• **What the exercise asks**: Return every line of the records below verbatim, with no pictures in the copy.

• **Records shown**:
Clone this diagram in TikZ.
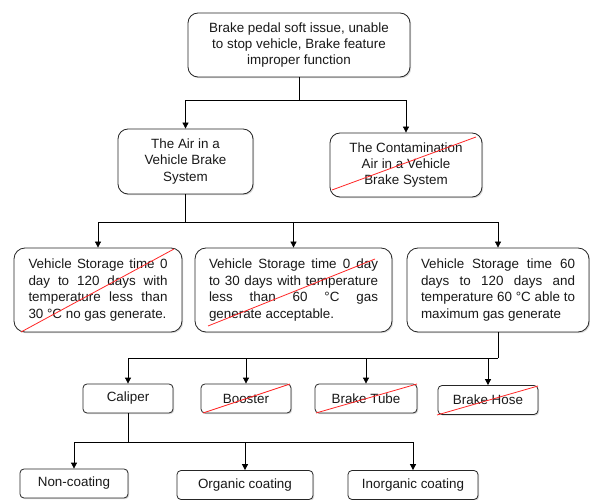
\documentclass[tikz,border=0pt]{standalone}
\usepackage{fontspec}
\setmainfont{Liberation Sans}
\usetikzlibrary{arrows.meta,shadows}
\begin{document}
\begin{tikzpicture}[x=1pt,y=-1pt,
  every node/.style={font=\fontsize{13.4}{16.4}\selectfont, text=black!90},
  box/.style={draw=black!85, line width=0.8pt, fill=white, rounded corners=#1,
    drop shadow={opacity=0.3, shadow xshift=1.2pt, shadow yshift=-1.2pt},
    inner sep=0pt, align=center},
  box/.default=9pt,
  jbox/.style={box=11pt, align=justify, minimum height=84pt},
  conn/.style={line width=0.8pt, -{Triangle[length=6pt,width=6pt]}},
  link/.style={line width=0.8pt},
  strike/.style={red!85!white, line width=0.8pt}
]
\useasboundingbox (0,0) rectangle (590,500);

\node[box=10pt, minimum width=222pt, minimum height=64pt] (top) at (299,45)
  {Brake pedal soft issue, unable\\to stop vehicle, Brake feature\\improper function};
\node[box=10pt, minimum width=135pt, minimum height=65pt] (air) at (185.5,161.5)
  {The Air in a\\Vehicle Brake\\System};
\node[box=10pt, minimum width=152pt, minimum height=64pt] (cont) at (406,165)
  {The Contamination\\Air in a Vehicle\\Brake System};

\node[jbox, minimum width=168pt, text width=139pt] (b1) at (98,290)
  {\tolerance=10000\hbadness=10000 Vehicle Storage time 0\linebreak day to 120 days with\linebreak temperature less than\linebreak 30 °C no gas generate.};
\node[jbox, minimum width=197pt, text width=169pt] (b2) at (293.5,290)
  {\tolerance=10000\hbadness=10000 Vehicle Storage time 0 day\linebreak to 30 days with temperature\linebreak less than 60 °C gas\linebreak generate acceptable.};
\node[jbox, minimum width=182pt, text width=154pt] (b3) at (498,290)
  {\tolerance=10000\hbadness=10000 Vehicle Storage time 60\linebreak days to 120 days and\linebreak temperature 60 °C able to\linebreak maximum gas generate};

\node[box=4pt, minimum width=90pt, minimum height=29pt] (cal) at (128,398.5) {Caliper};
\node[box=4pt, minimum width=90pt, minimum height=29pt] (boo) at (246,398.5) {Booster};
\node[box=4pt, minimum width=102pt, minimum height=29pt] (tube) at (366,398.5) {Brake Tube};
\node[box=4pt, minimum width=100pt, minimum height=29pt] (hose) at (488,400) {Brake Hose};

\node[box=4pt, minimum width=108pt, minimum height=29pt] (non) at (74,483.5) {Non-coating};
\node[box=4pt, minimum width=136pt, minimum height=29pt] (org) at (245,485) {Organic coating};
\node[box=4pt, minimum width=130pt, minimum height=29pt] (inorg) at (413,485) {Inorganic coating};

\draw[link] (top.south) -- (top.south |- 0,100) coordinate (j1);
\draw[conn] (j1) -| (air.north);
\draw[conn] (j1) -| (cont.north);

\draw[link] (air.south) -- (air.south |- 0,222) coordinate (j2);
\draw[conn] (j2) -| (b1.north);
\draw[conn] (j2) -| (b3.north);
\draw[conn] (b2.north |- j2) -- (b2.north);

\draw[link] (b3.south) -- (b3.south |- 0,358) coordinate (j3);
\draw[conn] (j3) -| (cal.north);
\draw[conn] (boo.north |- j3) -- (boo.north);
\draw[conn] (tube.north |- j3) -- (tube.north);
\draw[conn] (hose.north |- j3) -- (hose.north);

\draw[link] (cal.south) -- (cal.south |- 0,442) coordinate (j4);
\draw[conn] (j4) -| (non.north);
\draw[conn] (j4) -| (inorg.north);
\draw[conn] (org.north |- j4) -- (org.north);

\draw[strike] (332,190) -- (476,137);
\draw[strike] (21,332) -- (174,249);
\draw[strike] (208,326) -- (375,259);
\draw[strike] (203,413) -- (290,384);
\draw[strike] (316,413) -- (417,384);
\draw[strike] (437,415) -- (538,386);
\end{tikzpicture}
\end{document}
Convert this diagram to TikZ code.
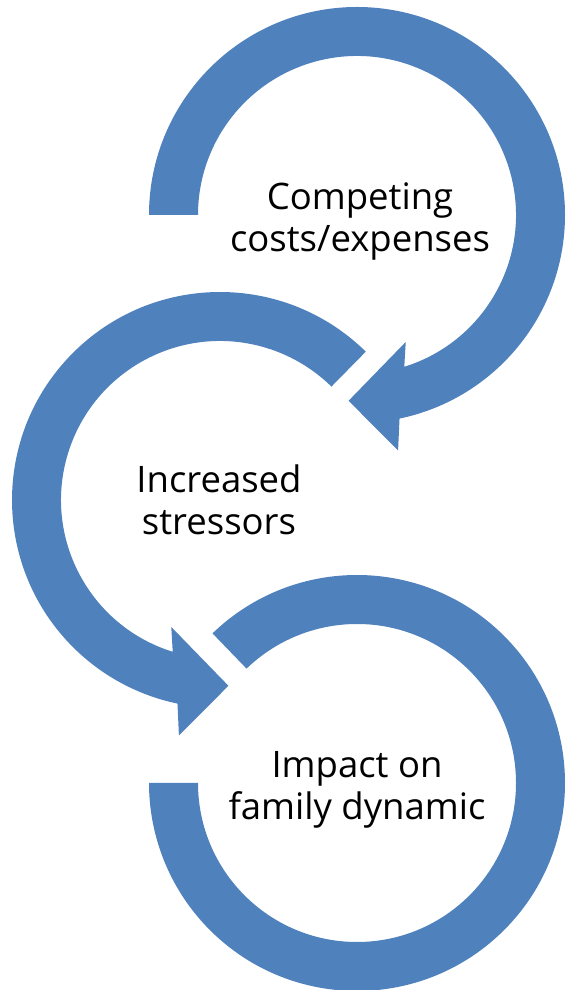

• **Solution below**:
Clone this diagram in TikZ.
\documentclass[tikz,border=0pt]{standalone}
\usepackage{fontspec}
\setmainfont{Liberation Sans}
\usetikzlibrary{arrows.meta,shadows}
\begin{document}
\begin{tikzpicture}[x=1pt,y=-1pt,
  every node/.style={font=\fontsize{13.4}{16.4}\selectfont, text=black!90},
  box/.style={draw=black!85, line width=0.8pt, fill=white, rounded corners=#1,
    drop shadow={opacity=0.3, shadow xshift=1.2pt, shadow yshift=-1.2pt},
    inner sep=0pt, align=center},
  box/.default=9pt,
  jbox/.style={box=11pt, align=justify, minimum height=84pt},
  conn/.style={line width=0.8pt, -{Triangle[length=6pt,width=6pt]}},
  link/.style={line width=0.8pt},
  strike/.style={red!85!white, line width=0.8pt}
]
\useasboundingbox (0,0) rectangle (590,500);

\node[box=10pt, minimum width=222pt, minimum height=64pt] (top) at (299,45)
  {Brake pedal soft issue, unable\\to stop vehicle, Brake feature\\improper function};
\node[box=10pt, minimum width=135pt, minimum height=65pt] (air) at (185.5,161.5)
  {The Air in a\\Vehicle Brake\\System};
\node[box=10pt, minimum width=152pt, minimum height=64pt] (cont) at (406,165)
  {The Contamination\\Air in a Vehicle\\Brake System};

\node[jbox, minimum width=168pt, text width=139pt] (b1) at (98,290)
  {\tolerance=10000\hbadness=10000 Vehicle Storage time 0\linebreak day to 120 days with\linebreak temperature less than\linebreak 30 °C no gas generate.};
\node[jbox, minimum width=197pt, text width=169pt] (b2) at (293.5,290)
  {\tolerance=10000\hbadness=10000 Vehicle Storage time 0 day\linebreak to 30 days with temperature\linebreak less than 60 °C gas\linebreak generate acceptable.};
\node[jbox, minimum width=182pt, text width=154pt] (b3) at (498,290)
  {\tolerance=10000\hbadness=10000 Vehicle Storage time 60\linebreak days to 120 days and\linebreak temperature 60 °C able to\linebreak maximum gas generate};

\node[box=4pt, minimum width=90pt, minimum height=29pt] (cal) at (128,398.5) {Caliper};
\node[box=4pt, minimum width=90pt, minimum height=29pt] (boo) at (246,398.5) {Booster};
\node[box=4pt, minimum width=102pt, minimum height=29pt] (tube) at (366,398.5) {Brake Tube};
\node[box=4pt, minimum width=100pt, minimum height=29pt] (hose) at (488,400) {Brake Hose};

\node[box=4pt, minimum width=108pt, minimum height=29pt] (non) at (74,483.5) {Non-coating};
\node[box=4pt, minimum width=136pt, minimum height=29pt] (org) at (245,485) {Organic coating};
\node[box=4pt, minimum width=130pt, minimum height=29pt] (inorg) at (413,485) {Inorganic coating};

\draw[link] (top.south) -- (top.south |- 0,100) coordinate (j1);
\draw[conn] (j1) -| (air.north);
\draw[conn] (j1) -| (cont.north);

\draw[link] (air.south) -- (air.south |- 0,222) coordinate (j2);
\draw[conn] (j2) -| (b1.north);
\draw[conn] (j2) -| (b3.north);
\draw[conn] (b2.north |- j2) -- (b2.north);

\draw[link] (b3.south) -- (b3.south |- 0,358) coordinate (j3);
\draw[conn] (j3) -| (cal.north);
\draw[conn] (boo.north |- j3) -- (boo.north);
\draw[conn] (tube.north |- j3) -- (tube.north);
\draw[conn] (hose.north |- j3) -- (hose.north);

\draw[link] (cal.south) -- (cal.south |- 0,442) coordinate (j4);
\draw[conn] (j4) -| (non.north);
\draw[conn] (j4) -| (inorg.north);
\draw[conn] (org.north |- j4) -- (org.north);

\draw[strike] (332,190) -- (476,137);
\draw[strike] (21,332) -- (174,249);
\draw[strike] (208,326) -- (375,259);
\draw[strike] (203,413) -- (290,384);
\draw[strike] (316,413) -- (417,384);
\draw[strike] (437,415) -- (538,386);
\end{tikzpicture}
\end{document}
Convert this diagram to TikZ code.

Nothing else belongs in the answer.